*INSTRUCTIONS FOR THE TASK*: Leave out the pictures, then output the lines of the records below from the first through the one containing "const yMinorTicks = [2.5, 7.5, 12.5, 17.5, 22.5, 27.5, 32.5];".

**** PROVIDED DATA ****

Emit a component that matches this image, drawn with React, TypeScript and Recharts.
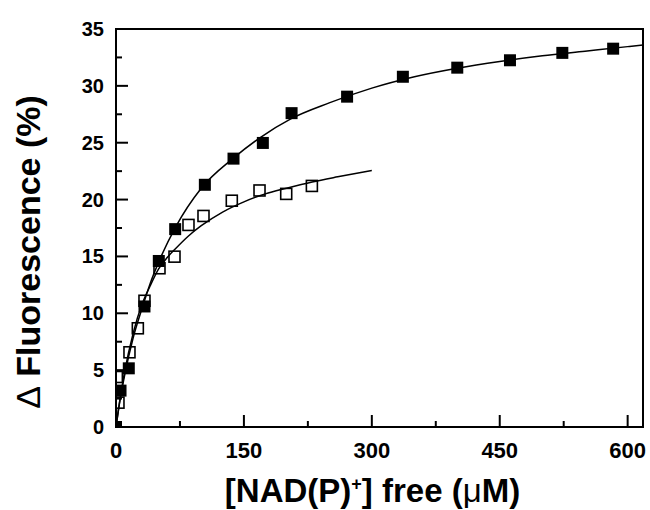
import React from 'react';
import { ComposedChart, Line, Scatter, XAxis, YAxis, ReferenceArea } from 'recharts';

// axis ticks
const xMajorTicks = [0, 150, 300, 450, 600];
const xMinorTicks = [75, 225, 375, 525];
const yMajorTicks = [0, 5, 10, 15, 20, 25, 30, 35];
const yMinorTicks = [2.5, 7.5, 12.5, 17.5, 22.5, 27.5, 32.5];

// filled squares (measured)
const filledX = [0, 5.3, 15, 33.4, 50.2, 69.4, 104.2, 137.8, 172.2, 205.9, 271, 336.4, 400.2, 462, 523.4, 583];
const filledY = [0, 3.2, 5.16, 10.6, 14.6, 17.4, 21.3, 23.6, 24.98, 27.6, 29.05, 30.8, 31.6, 32.25, 32.9, 33.27];

// open squares (measured)
const openX = [1, 2.9, 15.8, 25.6, 33.4, 51, 68.6, 85, 102.6, 135.8, 168.3, 199.6, 229.7];
const openY = [4.4, 2.14, 6.57, 8.68, 11.1, 13.96, 14.98, 17.77, 18.56, 19.9, 20.8, 20.5, 21.2];

// fitted curves
const filledFitX = [0, 5, 10, 20, 30, 40, 50, 70, 100, 137, 170, 205, 250, 300, 350, 400, 450, 500, 550, 600, 618];
const filledFitY = [0, 2.5, 4.5, 7.8, 10.3, 12.6, 14.5, 17.6, 21.0, 23.6, 25.5, 27.1, 28.5, 29.8, 30.8, 31.55, 32.15, 32.65, 33.05, 33.45, 33.6];
const openFitX = [0, 5, 10, 20, 30, 40, 50, 60, 70, 85, 100, 125, 150, 175, 200, 230, 260, 300];
const openFitY = [0, 2.6, 4.8, 8.2, 10.7, 12.4, 13.9, 14.9, 15.7, 16.8, 17.7, 18.9, 19.8, 20.5, 21.0, 21.55, 22.0, 22.55];

const toPoints = (xs: number[], ys: number[]) => xs.map((x, i) => ({ x, y: ys[i] }));

const filledPoints = toPoints(filledX, filledY);
const openPoints = toPoints(openX, openY);
const filledFit = toPoints(filledFitX, filledFitY);
const openFit = toPoints(openFitX, openFitY);

const FONT = '"Liberation Sans", Arial, Helvetica, sans-serif';

const FilledSquare = (props: any) => (
  <rect x={props.cx - 6} y={props.cy - 6} width={12} height={12} fill="#000" />
);

const OpenSquare = (props: any) => (
  <rect x={props.cx - 5.5} y={props.cy - 5.5} width={11} height={11} fill="none" stroke="#000" strokeWidth={1.6} />
);

const YTick = (props: any) => {
  const { x, y, payload } = props;
  const major = yMajorTicks.includes(payload.value);
  return (
    <g>
      <line x1={x} y1={y} x2={x + (major ? 12 : 6)} y2={y} stroke="#000" strokeWidth={2} />
      {major && (
        <text x={x - 12} y={y} dy="0.35em" textAnchor="end" fontFamily={FONT} fontWeight={700} fontSize={20} fill="#000">
          {payload.value}
        </text>
      )}
    </g>
  );
};

const XTick = (props: any) => {
  const { x, y, payload } = props;
  const major = xMajorTicks.includes(payload.value);
  return (
    <g>
      <line x1={x} y1={y} x2={x} y2={y - (major ? 12 : 6)} stroke="#000" strokeWidth={2} />
      {major && (
        <text x={x} y={y + 15} dy="0.72em" textAnchor="middle" fontFamily={FONT} fontWeight={700} fontSize={22} fill="#000">
          {payload.value}
        </text>
      )}
    </g>
  );
};

const XTitle = (props: any) => {
  const vb = props.viewBox;
  return (
    <text x={vb.x + vb.width / 2 - 7} y={vb.y + 75} textAnchor="middle" fontFamily={FONT} fontWeight={700} fontSize={33} fill="#000">
      [NAD(P)
      <tspan fontSize={18} dy={-12}>+</tspan>
      <tspan dy={12}>] free (</tspan>
      <tspan fontWeight={400}>μ</tspan>
      M)
    </text>
  );
};

const YTitle = (props: any) => {
  const vb = props.viewBox;
  const cx = 40;
  const cy = vb.y + vb.height / 2 + 24;
  return (
    <text x={cx} y={cy} transform={`rotate(-90, ${cx}, ${cy})`} textAnchor="middle" fontFamily={FONT} fontWeight={700} fontSize={34} fill="#000">
      <tspan fontWeight={400}>Δ</tspan> Fluorescence (%)
    </text>
  );
};

export default function App() {
  return (
    <div style={{ position: 'absolute', left: 0, top: 0, background: '#fff' }}>
      <ComposedChart width={650} height={510} margin={{ top: 29, right: 7, bottom: 0, left: 0 }}>
        <XAxis
          dataKey="x"
          type="number"
          domain={[0, 618]}
          allowDataOverflow
          ticks={[...xMajorTicks, ...xMinorTicks].sort((a, b) => a - b)}
          interval={0}
          tickSize={0}
          tickMargin={0}
          tickLine={false}
          tick={<XTick />}
          axisLine={{ stroke: '#000', strokeWidth: 2 }}
          height={83}
          label={<XTitle />}
        />
        <YAxis
          type="number"
          domain={[0, 35]}
          allowDataOverflow
          ticks={[...yMajorTicks, ...yMinorTicks].sort((a, b) => a - b)}
          interval={0}
          tickSize={0}
          tickMargin={0}
          tickLine={false}
          tick={<YTick />}
          axisLine={{ stroke: '#000', strokeWidth: 2 }}
          width={116}
          label={<YTitle />}
        />
        <ReferenceArea x1={0} x2={618} y1={0} y2={35} fill="none" stroke="#000" strokeWidth={2} />
        <Line data={filledFit} dataKey="y" type="monotone" stroke="#000" strokeWidth={1.5} dot={false} isAnimationActive={false} />
        <Line data={openFit} dataKey="y" type="monotone" stroke="#000" strokeWidth={1.5} dot={false} isAnimationActive={false} />
        <Scatter data={openPoints} dataKey="y" shape={<OpenSquare />} isAnimationActive={false} />
        <Scatter data={filledPoints} dataKey="y" shape={<FilledSquare />} isAnimationActive={false} />
      </ComposedChart>
    </div>
  );
}
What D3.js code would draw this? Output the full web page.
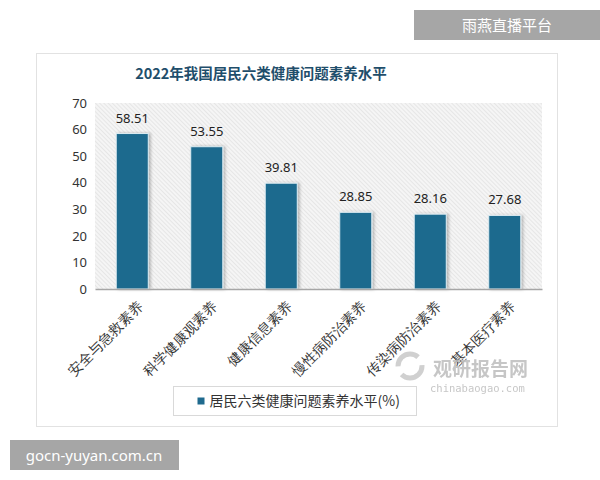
<!DOCTYPE html>
<html>
<head>
<meta charset="utf-8">
<script src="https://cdn.jsdelivr.net/npm/d3@7"></script>
<style>
  body { margin: 0; background: #fff; }
  svg { display: block; font-family: "Noto Sans CJK SC", "Noto Sans", sans-serif; }
</style>
</head>
<body>
<svg id="chart" width="600" height="480"></svg>
<script>
// data
const categories = ['安全与急救素养', '科学健康观素养', '健康信息素养', '慢性病防治素养', '传染病防治素养', '基本医疗素养'];
const values = [58.51, 53.55, 39.81, 28.85, 28.16, 27.68];
const yTicks = [0, 10, 20, 30, 40, 50, 60, 70];
const seriesName = '居民六类健康问题素养水平(%)';
const title = '2022年我国居民六类健康问题素养水平';

const svg = d3.select('#chart');
const barColor = '#1f6a8e';

// hatch pattern for plot background
const defs = svg.append('defs');
const pat = defs.append('pattern')
  .attr('id', 'hatch')
  .attr('patternUnits', 'userSpaceOnUse')
  .attr('width', 3).attr('height', 3)
  .attr('patternTransform', 'rotate(-45)');
pat.append('rect').attr('width', 3).attr('height', 3).attr('fill', '#f5f5f5');
pat.append('line').attr('x1', 0).attr('y1', 0).attr('x2', 0).attr('y2', 3)
  .attr('stroke', '#d8d8d8').attr('stroke-width', 1);

const shadow = defs.append('filter').attr('id', 'shadow')
  .attr('x', '-30%').attr('y', '-10%').attr('width', '160%').attr('height', '120%');
shadow.append('feDropShadow').attr('dx', 2).attr('dy', 0).attr('stdDeviation', 1.5)
  .attr('flood-color', '#000').attr('flood-opacity', 0.25);

// card
svg.append('rect').attr('x', 36.5).attr('y', 53.5).attr('width', 521).attr('height', 373)
  .attr('fill', '#fff').attr('stroke', '#e2e2e2');

svg.append('text')
  .attr('x', 261).attr('y', 79)
  .attr('text-anchor', 'middle')
  .attr('font-size', 14.5).attr('font-weight', 'bold')
  .attr('fill', '#1f4e6b')
  .text(title);

const margin = { left: 95, right: 542, top: 103, bottom: 289 };

const x = d3.scaleBand()
  .domain(categories)
  .range([margin.left, margin.right])
  .paddingInner(0.57)
  .paddingOuter(0.285);

const y = d3.scaleLinear().domain([0, 70]).range([margin.bottom, margin.top]);

svg.append('rect')
  .attr('x', margin.left).attr('y', margin.top)
  .attr('width', margin.right - margin.left).attr('height', margin.bottom - margin.top)
  .attr('fill', 'url(#hatch)');

// y axis labels only
const yAxis = svg.append('g')
  .attr('transform', `translate(${margin.left - 8},0)`)
  .call(d3.axisLeft(y).tickValues(yTicks).tickSize(0).tickPadding(0));
yAxis.select('.domain').remove();
yAxis.selectAll('text').attr('font-size', 13).attr('fill', '#333')
  .attr('font-family', '"Noto Sans", sans-serif');

// bars
svg.append('g').selectAll('rect')
  .data(values)
  .join('rect')
  .attr('x', (d, i) => x(categories[i]))
  .attr('y', d => y(d))
  .attr('width', x.bandwidth())
  .attr('height', d => y(0) - y(d))
  .attr('fill', barColor)
  .attr('stroke', '#dcecf2')
  .attr('stroke-width', 1)
  .attr('filter', 'url(#shadow)');

// x axis line
const xAxis = svg.append('g')
  .attr('transform', `translate(0,${margin.bottom})`)
  .call(d3.axisBottom(x).tickSize(0).tickPadding(0));
xAxis.select('.domain').attr('stroke', '#a6a6a6').attr('stroke-width', 1.5);
xAxis.selectAll('text')
  .attr('font-size', 14)
  .attr('fill', '#333')
  .attr('text-anchor', 'end')
  .attr('y', 0)
  .attr('dy', '0.35em')
  .attr('transform', 'translate(8,15) rotate(-45)');

// value labels
svg.append('g').selectAll('text')
  .data(values)
  .join('text')
  .attr('x', (d, i) => x(categories[i]) + x.bandwidth() / 2)
  .attr('y', d => y(d) - 11)
  .attr('text-anchor', 'middle')
  .attr('font-size', 13)
  .attr('font-family', '"Noto Sans", sans-serif')
  .attr('fill', '#222')
  .text(d => d.toFixed(2));

// legend
const legend = svg.append('g').attr('transform', 'translate(173.5,386.5)');
legend.append('rect').attr('width', 243).attr('height', 29)
  .attr('fill', '#fff').attr('stroke', '#d9d9d9');
legend.append('rect').attr('x', 24).attr('y', 11).attr('width', 7).attr('height', 7).attr('fill', barColor);
legend.append('text').attr('x', 36).attr('y', 19.5)
  .attr('font-size', 14).attr('fill', '#333').text(seriesName);

// chinabaogao watermark
const wm = svg.append('g').attr('opacity', 0.85);
wm.append('circle').attr('cx', 410).attr('cy', 366).attr('r', 12)
  .attr('fill', 'none').attr('stroke', '#c8c8c8').attr('stroke-width', 5)
  .attr('stroke-dasharray', '28 9');
wm.append('text').attr('x', 433).attr('y', 376)
  .attr('font-size', 19).attr('font-weight', 'bold').attr('fill', '#bdbdbd')
  .text('观研报告网');
wm.append('text').attr('x', 430).attr('y', 392)
  .attr('font-size', 10.5).attr('fill', '#bdbdbd')
  .attr('font-family', '"DejaVu Sans Mono", monospace')
  .text('chinabaogao.com');

// corner labels
svg.append('rect').attr('x', 414).attr('y', 10).attr('width', 186).attr('height', 30).attr('fill', '#a6a6a6');
svg.append('text').attr('x', 507).attr('y', 31).attr('text-anchor', 'middle')
  .attr('font-size', 15).attr('fill', '#fff').text('雨燕直播平台');

svg.append('rect').attr('x', 10).attr('y', 440).attr('width', 169).attr('height', 30).attr('fill', '#a6a6a6');
svg.append('text').attr('x', 94).attr('y', 461).attr('text-anchor', 'middle')
  .attr('font-size', 15).attr('fill', '#fff')
  .attr('font-family', '"Noto Sans", sans-serif')
  .text('gocn-yuyan.com.cn');
</script>
</body>
</html>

****

*SOLUTION TO THIS PROBLEM*:
Emit a component that matches this image, drawn with React, TypeScript and Recharts.
import React from 'react';
import { ComposedChart, Line, Scatter, XAxis, YAxis, ReferenceArea } from 'recharts';

// axis ticks
const xMajorTicks = [0, 150, 300, 450, 600];
const xMinorTicks = [75, 225, 375, 525];
const yMajorTicks = [0, 5, 10, 15, 20, 25, 30, 35];
const yMinorTicks = [2.5, 7.5, 12.5, 17.5, 22.5, 27.5, 32.5];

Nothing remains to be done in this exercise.